The point? To demonstrate the near perfect incompressibility of pure water.
If the mechanical force it takes to drive nails and the resulting sound it produces (a rather loud banging, hammering sound) were not enough to compress the water, how will sound do this on it's own?
 
I think your example shows that water is not easily compressible. Many materials are suitable for driving nails, but this does not mean they are all perfectly incompressible.

Your use of the phrase "near perfect" in describing water's incompressibility acknowledges the message I was trying to convey. Water is compressed by normal pressures, it just compresses by a very small amount, not enough to allow the bottle to deform appreciably in your school example.

I apologize for the off topic digression.
 
What I was pointing out is that the fluid dynamics concepts of stream and potential functions normally used as a description of the flow of incompressible fluids, can be usefully applied as an aid to understanding what is going on in horns withought invoking the difficulties of solutions to the wave equation, not debating whether air can be compressed or not.

Descriptions such as this are common because the wave equation cannot be solved analytically in most cases we are considering, and number crunching solutions tend to obscure rather than inform unless accompanied by extensive graphical data as is given by boundary and finite element methods.

Obscuration is of course what some people desire because it allows them to claim esoteric understandings that are beyond the ken of mere mortals.

A friend of mine once observed that in his experience those who would be put on pedestals would be put there so they can urinate on others from a greater height.

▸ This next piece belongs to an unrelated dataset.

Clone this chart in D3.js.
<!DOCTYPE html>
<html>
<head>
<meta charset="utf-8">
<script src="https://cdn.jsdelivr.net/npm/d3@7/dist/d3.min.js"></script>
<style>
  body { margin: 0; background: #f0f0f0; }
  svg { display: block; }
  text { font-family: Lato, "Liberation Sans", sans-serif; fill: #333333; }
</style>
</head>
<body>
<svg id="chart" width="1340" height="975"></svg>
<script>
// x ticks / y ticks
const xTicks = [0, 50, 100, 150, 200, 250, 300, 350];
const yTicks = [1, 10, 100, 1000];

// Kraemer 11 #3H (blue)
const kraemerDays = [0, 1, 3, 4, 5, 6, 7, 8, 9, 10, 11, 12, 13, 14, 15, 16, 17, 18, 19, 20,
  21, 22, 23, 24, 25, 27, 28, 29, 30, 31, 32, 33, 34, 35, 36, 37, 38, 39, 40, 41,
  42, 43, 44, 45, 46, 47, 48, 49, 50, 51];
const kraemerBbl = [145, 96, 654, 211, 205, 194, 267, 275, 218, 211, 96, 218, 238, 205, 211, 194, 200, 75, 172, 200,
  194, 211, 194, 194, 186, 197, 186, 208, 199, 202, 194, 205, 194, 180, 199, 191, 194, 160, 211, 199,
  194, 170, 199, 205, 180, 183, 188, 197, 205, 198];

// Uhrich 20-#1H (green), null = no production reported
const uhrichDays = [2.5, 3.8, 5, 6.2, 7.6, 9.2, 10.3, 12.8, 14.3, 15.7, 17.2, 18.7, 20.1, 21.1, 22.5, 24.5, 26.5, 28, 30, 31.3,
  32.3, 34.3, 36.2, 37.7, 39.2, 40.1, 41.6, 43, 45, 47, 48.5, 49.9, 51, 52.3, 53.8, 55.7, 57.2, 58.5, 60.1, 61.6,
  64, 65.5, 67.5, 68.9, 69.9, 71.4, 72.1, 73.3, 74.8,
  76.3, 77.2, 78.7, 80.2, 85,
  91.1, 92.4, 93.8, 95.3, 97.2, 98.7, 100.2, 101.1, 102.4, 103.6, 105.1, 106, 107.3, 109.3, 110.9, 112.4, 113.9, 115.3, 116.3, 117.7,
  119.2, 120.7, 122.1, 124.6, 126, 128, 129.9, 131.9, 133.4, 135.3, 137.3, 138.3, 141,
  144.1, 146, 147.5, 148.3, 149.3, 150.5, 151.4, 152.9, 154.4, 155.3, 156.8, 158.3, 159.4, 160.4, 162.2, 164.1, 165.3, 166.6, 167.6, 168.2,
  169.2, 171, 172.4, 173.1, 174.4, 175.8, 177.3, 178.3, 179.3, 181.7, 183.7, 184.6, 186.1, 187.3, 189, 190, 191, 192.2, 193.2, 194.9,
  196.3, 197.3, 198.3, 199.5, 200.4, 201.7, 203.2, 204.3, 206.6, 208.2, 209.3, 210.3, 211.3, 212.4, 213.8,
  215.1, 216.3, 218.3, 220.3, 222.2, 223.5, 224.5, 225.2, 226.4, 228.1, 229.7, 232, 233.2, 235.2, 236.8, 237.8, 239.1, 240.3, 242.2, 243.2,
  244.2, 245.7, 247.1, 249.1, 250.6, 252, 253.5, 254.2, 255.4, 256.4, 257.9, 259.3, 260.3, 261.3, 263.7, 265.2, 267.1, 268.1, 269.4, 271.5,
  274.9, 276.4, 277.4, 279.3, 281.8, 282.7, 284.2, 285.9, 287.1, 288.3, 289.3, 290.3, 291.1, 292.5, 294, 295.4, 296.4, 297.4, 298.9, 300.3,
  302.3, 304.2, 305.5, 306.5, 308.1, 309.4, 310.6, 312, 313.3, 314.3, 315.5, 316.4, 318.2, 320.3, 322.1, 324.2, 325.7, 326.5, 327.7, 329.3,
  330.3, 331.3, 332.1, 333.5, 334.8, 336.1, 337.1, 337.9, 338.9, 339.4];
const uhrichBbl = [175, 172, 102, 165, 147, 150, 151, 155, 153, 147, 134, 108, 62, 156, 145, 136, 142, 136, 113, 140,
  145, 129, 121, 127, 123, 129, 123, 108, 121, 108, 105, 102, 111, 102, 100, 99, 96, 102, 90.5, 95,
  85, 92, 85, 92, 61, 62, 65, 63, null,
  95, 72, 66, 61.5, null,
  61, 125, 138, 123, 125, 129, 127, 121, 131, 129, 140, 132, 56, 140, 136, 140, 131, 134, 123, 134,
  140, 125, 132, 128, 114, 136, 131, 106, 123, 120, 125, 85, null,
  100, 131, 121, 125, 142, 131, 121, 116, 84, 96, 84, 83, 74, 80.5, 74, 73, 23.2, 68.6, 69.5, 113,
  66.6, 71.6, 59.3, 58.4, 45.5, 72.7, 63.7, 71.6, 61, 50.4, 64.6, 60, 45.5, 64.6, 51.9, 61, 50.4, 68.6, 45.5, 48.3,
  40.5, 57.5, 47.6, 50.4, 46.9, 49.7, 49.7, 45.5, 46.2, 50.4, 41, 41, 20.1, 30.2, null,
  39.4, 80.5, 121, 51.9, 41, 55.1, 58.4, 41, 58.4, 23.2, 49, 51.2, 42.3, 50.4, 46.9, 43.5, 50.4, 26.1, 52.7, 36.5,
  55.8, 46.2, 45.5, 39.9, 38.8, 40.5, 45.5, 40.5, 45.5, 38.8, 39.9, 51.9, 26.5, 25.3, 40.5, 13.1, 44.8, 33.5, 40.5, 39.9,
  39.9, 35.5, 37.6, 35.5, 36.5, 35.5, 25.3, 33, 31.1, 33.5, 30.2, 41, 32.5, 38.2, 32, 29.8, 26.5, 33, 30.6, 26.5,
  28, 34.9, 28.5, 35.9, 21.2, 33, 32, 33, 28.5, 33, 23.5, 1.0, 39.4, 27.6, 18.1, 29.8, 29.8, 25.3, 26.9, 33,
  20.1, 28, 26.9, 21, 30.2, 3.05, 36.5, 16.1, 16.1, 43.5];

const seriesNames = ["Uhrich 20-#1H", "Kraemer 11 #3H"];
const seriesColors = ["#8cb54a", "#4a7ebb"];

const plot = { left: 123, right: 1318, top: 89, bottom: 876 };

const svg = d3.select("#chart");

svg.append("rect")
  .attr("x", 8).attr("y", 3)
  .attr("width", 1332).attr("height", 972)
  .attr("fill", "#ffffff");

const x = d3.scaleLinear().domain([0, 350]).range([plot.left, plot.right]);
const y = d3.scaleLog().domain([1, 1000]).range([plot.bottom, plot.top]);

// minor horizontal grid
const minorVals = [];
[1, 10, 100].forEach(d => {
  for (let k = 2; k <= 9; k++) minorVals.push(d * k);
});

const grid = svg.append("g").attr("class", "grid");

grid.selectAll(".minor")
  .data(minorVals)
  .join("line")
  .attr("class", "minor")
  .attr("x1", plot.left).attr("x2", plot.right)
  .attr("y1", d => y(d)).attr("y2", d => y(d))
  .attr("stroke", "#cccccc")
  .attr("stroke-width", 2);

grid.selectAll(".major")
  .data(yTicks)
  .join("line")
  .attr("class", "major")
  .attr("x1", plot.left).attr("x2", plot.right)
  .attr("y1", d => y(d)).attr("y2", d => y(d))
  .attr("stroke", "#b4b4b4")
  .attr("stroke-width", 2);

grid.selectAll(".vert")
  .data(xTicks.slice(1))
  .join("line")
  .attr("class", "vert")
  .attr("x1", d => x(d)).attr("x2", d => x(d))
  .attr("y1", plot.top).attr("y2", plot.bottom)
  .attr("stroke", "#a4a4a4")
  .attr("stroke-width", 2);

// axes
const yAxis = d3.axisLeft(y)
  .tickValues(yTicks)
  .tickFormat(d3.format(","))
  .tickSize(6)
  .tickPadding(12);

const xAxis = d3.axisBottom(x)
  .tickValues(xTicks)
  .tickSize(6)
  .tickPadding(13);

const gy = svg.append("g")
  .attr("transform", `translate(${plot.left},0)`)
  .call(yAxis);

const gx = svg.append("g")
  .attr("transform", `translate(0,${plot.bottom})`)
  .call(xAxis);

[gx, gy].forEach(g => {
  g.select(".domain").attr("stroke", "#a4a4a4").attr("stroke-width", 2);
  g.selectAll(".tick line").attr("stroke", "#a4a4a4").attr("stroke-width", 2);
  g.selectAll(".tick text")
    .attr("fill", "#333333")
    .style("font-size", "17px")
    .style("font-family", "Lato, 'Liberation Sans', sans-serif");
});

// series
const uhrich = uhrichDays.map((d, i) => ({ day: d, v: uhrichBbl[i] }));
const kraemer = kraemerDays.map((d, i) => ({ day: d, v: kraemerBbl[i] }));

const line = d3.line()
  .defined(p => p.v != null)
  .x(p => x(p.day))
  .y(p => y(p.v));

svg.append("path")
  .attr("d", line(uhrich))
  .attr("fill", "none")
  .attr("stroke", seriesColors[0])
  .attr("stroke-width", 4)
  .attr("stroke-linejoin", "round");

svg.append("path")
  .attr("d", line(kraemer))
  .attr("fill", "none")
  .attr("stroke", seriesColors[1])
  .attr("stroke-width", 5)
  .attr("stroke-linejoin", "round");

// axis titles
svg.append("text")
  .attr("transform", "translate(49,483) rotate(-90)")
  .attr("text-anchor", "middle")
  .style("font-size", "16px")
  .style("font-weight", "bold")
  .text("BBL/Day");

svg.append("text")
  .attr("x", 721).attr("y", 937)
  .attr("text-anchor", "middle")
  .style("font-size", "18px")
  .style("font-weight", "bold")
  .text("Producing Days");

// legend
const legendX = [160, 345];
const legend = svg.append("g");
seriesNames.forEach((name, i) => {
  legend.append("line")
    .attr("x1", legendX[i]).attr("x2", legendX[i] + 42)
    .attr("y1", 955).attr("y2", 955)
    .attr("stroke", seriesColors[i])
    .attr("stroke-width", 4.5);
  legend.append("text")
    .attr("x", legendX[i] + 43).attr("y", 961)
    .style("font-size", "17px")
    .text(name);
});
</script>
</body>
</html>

I leave it to the reader to decide for them self if any of these last two observations are relevant to any trend they might of noticed in this thread.

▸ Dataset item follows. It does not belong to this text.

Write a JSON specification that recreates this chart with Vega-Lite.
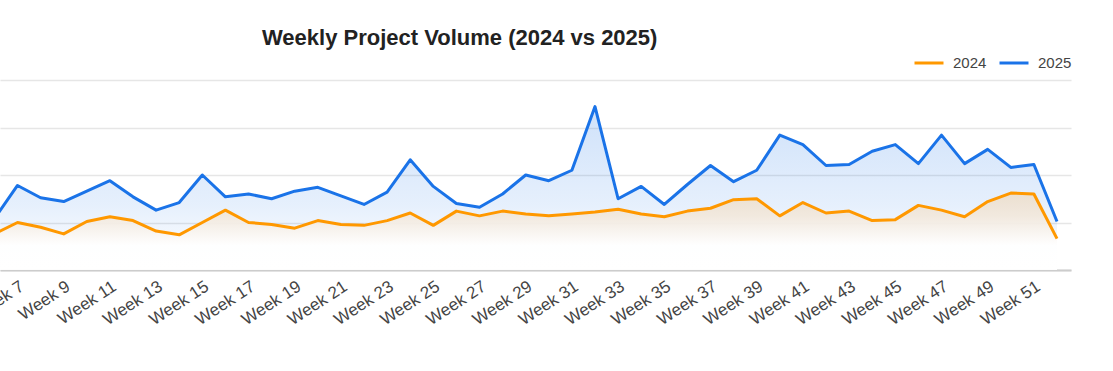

This is my last word on these matters in this thread.
rcw
 
rcw said:

This is my last word on these matters in this thread.
rcw

(post altered by mod as requested)

And just for the record, fluid dynamics using potential functions IS NOT acoustics and it is this approach which is an "obscuration" of the reality. However, the solution that I use for the OS waveguide, HOM and all, IS an exact solution to the wave equation. Thats the point, which you seemed to be missing all along.
 
gedlee said:
Lets put this off-topic topic to rest. The comment on air (and water) being incompressible is incorrect, lets move on.

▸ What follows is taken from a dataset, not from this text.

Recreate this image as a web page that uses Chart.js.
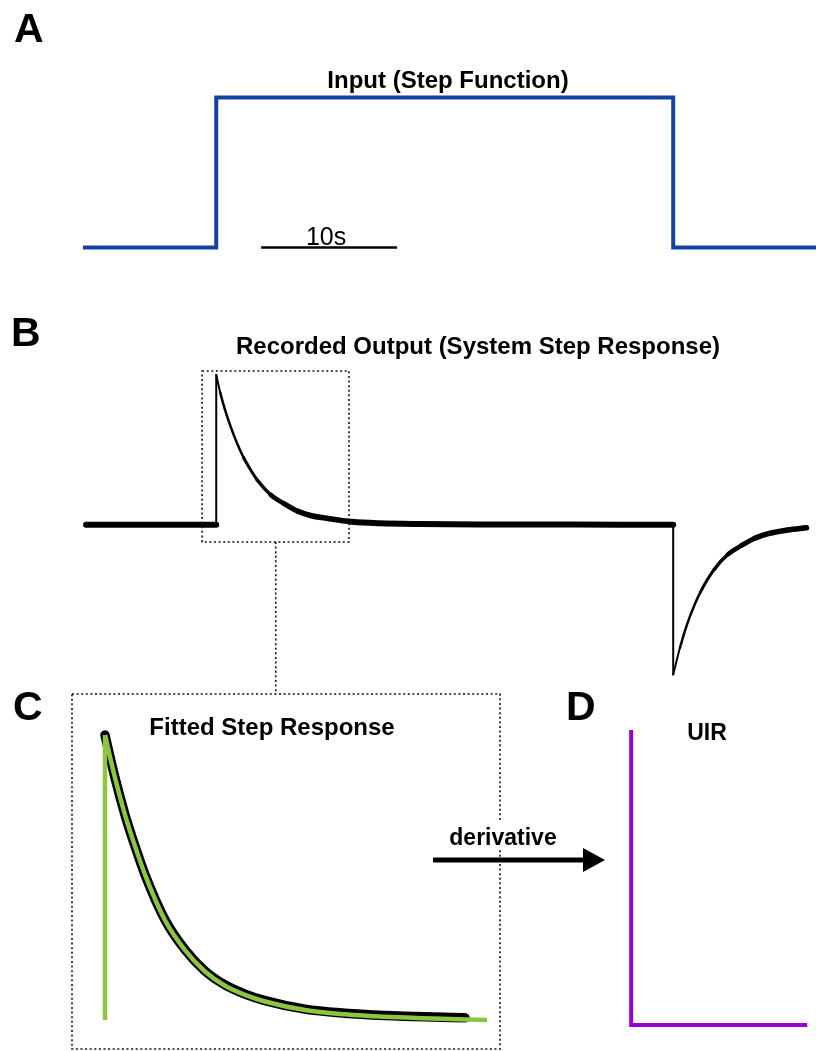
<!DOCTYPE html>
<html>
<head>
<meta charset="utf-8">
<script src="https://cdn.jsdelivr.net/npm/chart.js@4.4.0/dist/chart.umd.min.js"></script>
<style>
  html, body { margin: 0; padding: 0; background: #fff; }
  #fig { position: relative; width: 816px; height: 1051px; overflow: hidden; background: #fff; }
  #fig canvas { position: absolute; }
</style>
</head>
<body>
<div id="fig">
  <canvas id="chartA" width="816" height="300" style="left:0;top:0"></canvas>
  <canvas id="chartB" width="816" height="394" style="left:0;top:300px"></canvas>
  <canvas id="chartC" width="502" height="371" style="left:0;top:680px"></canvas>
  <canvas id="chartD" width="396" height="371" style="left:420px;top:680px"></canvas>
</div>
<script>
// A: input step (time in s, normalised level)
const stepTime = [-9.8, 0, 0, 33.6, 33.6, 44.1];
const stepLevel = [0, 0, 1, 1, 0, 0];
const scaleBarTime = [3.3, 13.3];
const scaleBarLabel = '10s';

// B: recorded output
const responseTime = [-9.57, 0, 0, 0.3, 0.6, 1.0, 1.5, 2.0, 2.5, 3.0, 4, 5, 6, 7, 8, 10, 12, 15, 20, 25,
                      30, 33.6, 33.6, 34.1, 34.6, 35.1, 35.6, 36.6, 37.6, 38.6, 39.6, 40.6, 42.0, 43.4];
const responseLevel = [0, 0, 1.0, 0.88, 0.78, 0.67, 0.55, 0.45, 0.37, 0.30, 0.20, 0.14, 0.09, 0.06, 0.045, 0.02, 0.01, 0.005, 0.002, 0.001,
                       0, 0, -1.0, -0.82, -0.67, -0.55, -0.45, -0.30, -0.20, -0.14, -0.09, -0.06, -0.035, -0.02];
const zoomBoxTime = [-1.04, 9.76];
const zoomBoxLevel = [-0.115, 1.026];
const zoomLinkTime = 4.375;

// C: zoomed recorded piece and the fitted step response
const recordedTime = [0, 0.25, 0.5, 0.75, 1.0, 1.5, 2.0, 2.5, 3.0, 3.5, 4.0, 5.0, 6.0, 7.0, 8.0, 9.0];
const recordedLevel = [1.0, 0.85, 0.72, 0.61, 0.51, 0.352, 0.247, 0.172, 0.123, 0.091, 0.068, 0.038, 0.024, 0.016, 0.011, 0.008];
const fitTime = [0, 0, 0.25, 0.5, 0.75, 1.0, 1.5, 2.0, 2.5, 3.0, 3.5, 4.0, 5.0, 6.0, 7.0, 8.0, 9.55];
const fitLevel = [0, 1.0, 0.85, 0.72, 0.61, 0.51, 0.35, 0.245, 0.17, 0.12, 0.088, 0.065, 0.035, 0.02, 0.011, 0.006, 0];
const zoomFrameTime = [-0.825, 9.875];
const zoomFrameLevel = [-0.102, 1.144];

// D: unit impulse response
const uirTime = [0, 0, 10];
const uirLevel = [1, 0, 0];

const FONT = "'Liberation Sans', Arial, Helvetica, sans-serif";
const BLUE = '#14409e';
const GREEN = '#8cc63f';
const PURPLE = '#9600d0';

const toPoints = (ts, vs) => ts.map((t, i) => ({ x: t, y: vs[i] }));

// split a trace at vertical jumps (repeated time) so smooth parts can use monotone curves
const splitPieces = (ts, vs) => {
    const pts = toPoints(ts, vs);
    const out = [];
    let cur = [pts[0]];
    for (let i = 1; i < pts.length; i++) {
        if (ts[i] === ts[i - 1]) {
            if (cur.length > 1) out.push({ pts: cur, smooth: true });
            out.push({ pts: [pts[i - 1], pts[i]], smooth: false });
            cur = [pts[i]];
        } else {
            cur.push(pts[i]);
        }
    }
    if (cur.length > 1) out.push({ pts: cur, smooth: true });
    return out;
};

// thin where the trace is steep, thick where it is flat (rounded so flat runs merge into one path)
const slopeWidth = (thin, thick) => (ctx) => {
    const dx = Math.abs(ctx.p1.x - ctx.p0.x);
    const dy = Math.abs(ctx.p1.y - ctx.p0.y);
    const s = dx < 1e-6 ? 1e6 : dy / dx;
    const w = thin + (thick - thin) / (1 + s * s);
    return Math.round(w * 2) / 2;
};

const pieceDatasets = (ts, vs, style) => splitPieces(ts, vs).map(p => ({
    data: p.pts,
    cubicInterpolationMode: p.smooth ? 'monotone' : 'default',
    tension: 0,
    pointRadius: 0,
    clip: false,
    ...style
}));

const baseOptions = (xMin, xMax, yMin, yMax) => ({
    responsive: false,
    animation: false,
    events: [],
    layout: { padding: 0, autoPadding: false },
    plugins: { legend: { display: false }, tooltip: { enabled: false }, title: { display: false } },
    scales: {
        x: { type: 'linear', display: false, min: xMin, max: xMax },
        y: { type: 'linear', display: false, min: yMin, max: yMax }
    }
});

const text = (ctx, str, x, y, font, align = 'center') => {
    ctx.save();
    ctx.font = font;
    ctx.fillStyle = '#000';
    ctx.textAlign = align;
    ctx.textBaseline = 'alphabetic';
    ctx.fillText(str, x, y);
    ctx.restore();
};

const dotted = (ctx) => {
    ctx.strokeStyle = '#111';
    ctx.lineWidth = 1.6;
    ctx.setLineDash([2, 2.6]);
};

// A
new Chart(document.getElementById('chartA'), {
    type: 'line',
    data: {
        datasets: [
            { data: toPoints(stepTime, stepLevel), borderColor: BLUE, borderWidth: 4, borderJoinStyle: 'miter', pointRadius: 0, clip: false },
            { data: toPoints(scaleBarTime, [0, 0]), borderColor: '#000', borderWidth: 2.5, pointRadius: 0, clip: false }
        ]
    },
    options: baseOptions(-15.9, 44.1, -0.35, 1.65),
    plugins: [{
        id: 'annA',
        afterDatasetsDraw(chart) {
            const { ctx, scales: { x, y } } = chart;
            text(ctx, 'A', 14, 42, `bold 41px ${FONT}`, 'left');
            text(ctx, 'Input (Step Function)', 448, 88, `bold 24px ${FONT}`);
            const cx = (x.getPixelForValue(scaleBarTime[0]) + x.getPixelForValue(scaleBarTime[1])) / 2;
            text(ctx, scaleBarLabel, cx - 3, y.getPixelForValue(0) - 3, `25px ${FONT}`);
        }
    }]
});

// B
new Chart(document.getElementById('chartB'), {
    type: 'line',
    data: {
        datasets: pieceDatasets(responseTime, responseLevel, {
            borderColor: '#000',
            borderCapStyle: 'round',
            borderWidth: 5.5,
            segment: { borderWidth: slopeWidth(2, 5.8) }
        })
    },
    options: baseOptions(-15.9, 44.1, -1.13, 1.5),
    plugins: [{
        id: 'annB',
        afterDatasetsDraw(chart) {
            const { ctx, scales: { x, y }, chartArea } = chart;
            text(ctx, 'B', 11, 46, `bold 41px ${FONT}`, 'left');
            text(ctx, 'Recorded Output (System Step Response)', 478, 54, `bold 24px ${FONT}`);
            const l = x.getPixelForValue(zoomBoxTime[0]);
            const r = x.getPixelForValue(zoomBoxTime[1]);
            const t = y.getPixelForValue(zoomBoxLevel[1]);
            const b = y.getPixelForValue(zoomBoxLevel[0]);
            ctx.save();
            dotted(ctx);
            ctx.strokeRect(l, t, r - l, b - t);
            const lx = x.getPixelForValue(zoomLinkTime);
            ctx.beginPath();
            ctx.moveTo(lx, b);
            ctx.lineTo(lx, chartArea.bottom);
            ctx.stroke();
            ctx.restore();
        }
    }]
});

// C
new Chart(document.getElementById('chartC'), {
    type: 'line',
    data: {
        datasets: [
            ...pieceDatasets(fitTime, fitLevel, { borderColor: GREEN, borderWidth: 4.5, order: 0 }),
            ...pieceDatasets(recordedTime, recordedLevel, { borderColor: '#000', borderWidth: 9.5, borderCapStyle: 'round', order: 1 })
        ]
    },
    options: baseOptions(-2.625, 9.925, -0.1088, 1.193),
    plugins: [{
        id: 'annC',
        beforeDatasetsDraw(chart) {
            const { ctx, scales: { x, y } } = chart;
            const l = x.getPixelForValue(zoomFrameTime[0]);
            const r = x.getPixelForValue(zoomFrameTime[1]);
            const t = y.getPixelForValue(zoomFrameLevel[1]);
            const b = y.getPixelForValue(zoomFrameLevel[0]);
            ctx.save();
            dotted(ctx);
            ctx.strokeRect(l, t, r - l, b - t);
            ctx.restore();
        },
        afterDatasetsDraw(chart) {
            const { ctx } = chart;
            text(ctx, 'C', 13, 40, `bold 41px ${FONT}`, 'left');
            text(ctx, 'Fitted Step Response', 272, 55, `bold 24px ${FONT}`);
        }
    }]
});

// D
new Chart(document.getElementById('chartD'), {
    type: 'line',
    data: {
        datasets: [
            { data: toPoints(uirTime, uirLevel), borderColor: PURPLE, borderWidth: 4, borderJoinStyle: 'miter', pointRadius: 0, clip: false }
        ]
    },
    options: baseOptions(-12, 10.5, -0.0881, 1.1695),
    plugins: [{
        id: 'annD',
        afterDatasetsDraw(chart) {
            const { ctx } = chart;
            text(ctx, 'D', 146, 40, `bold 41px ${FONT}`, 'left');
            text(ctx, 'UIR', 287, 60, `bold 23px ${FONT}`);
            // derivative label with a white backing over the dotted frame
            ctx.save();
            ctx.fillStyle = '#fff';
            ctx.fillRect(28, 141, 110, 28);
            ctx.restore();
            text(ctx, 'derivative', 83, 165, `bold 23px ${FONT}`);
            ctx.save();
            ctx.fillStyle = '#000';
            ctx.fillRect(13, 177.5, 152, 5);
            ctx.beginPath();
            ctx.moveTo(163, 168);
            ctx.lineTo(185, 180);
            ctx.lineTo(163, 192);
            ctx.closePath();
            ctx.fill();
            ctx.restore();
        }
    }]
});
</script>
</body>
</html>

Or what? You'll have us banned too?

You put things to rest by not engaging in or making a closing rebuttal pertaining to the offending topic.
Oh, but of course you know this, as you quite clearly know all.

This thread is a grandstand for you and your ill informed followers. Opposing views are not welcome here.
You either need a few letters after your name or bow down to your superior knowledge to be tolerated here.
 
:cop:

Would you guys please return to topic? I am getting tired of jumping in here and asking nicely. Any further transgressions will be met with bin time. And, for any of you who think we take sides here, think again, we will not hesitate to bin any member who crosses the line.

In other words keep it civil or you'll be doing time in the penalty box.

Understood?

Thank you.
 
This is most definitely on topic:
I am interested in what rcw has to say about using a dome tweeter as the source rather than a compression driver. I think that some others would like to hear what he has to say also, but his posts here have all been on the defensive. He has been roundly brow-beaten and belittled, his opinions and references dismissed as so much garbage. None of this in a civil manner.

There is no room in this thread for a reasonable discussion of a method that is not being endorsed and marketed by the good doctor?
Maybe the best thing to do is to start a new thread where one can discuss the validity of different approaches without being slammed.

Scattering:

Scattering is a general physical process whereby some forms of radiation, such as light, sound or moving particles, for example, are forced to deviate from a straight trajectory by one or more localized non-uniformities in the medium through which they pass.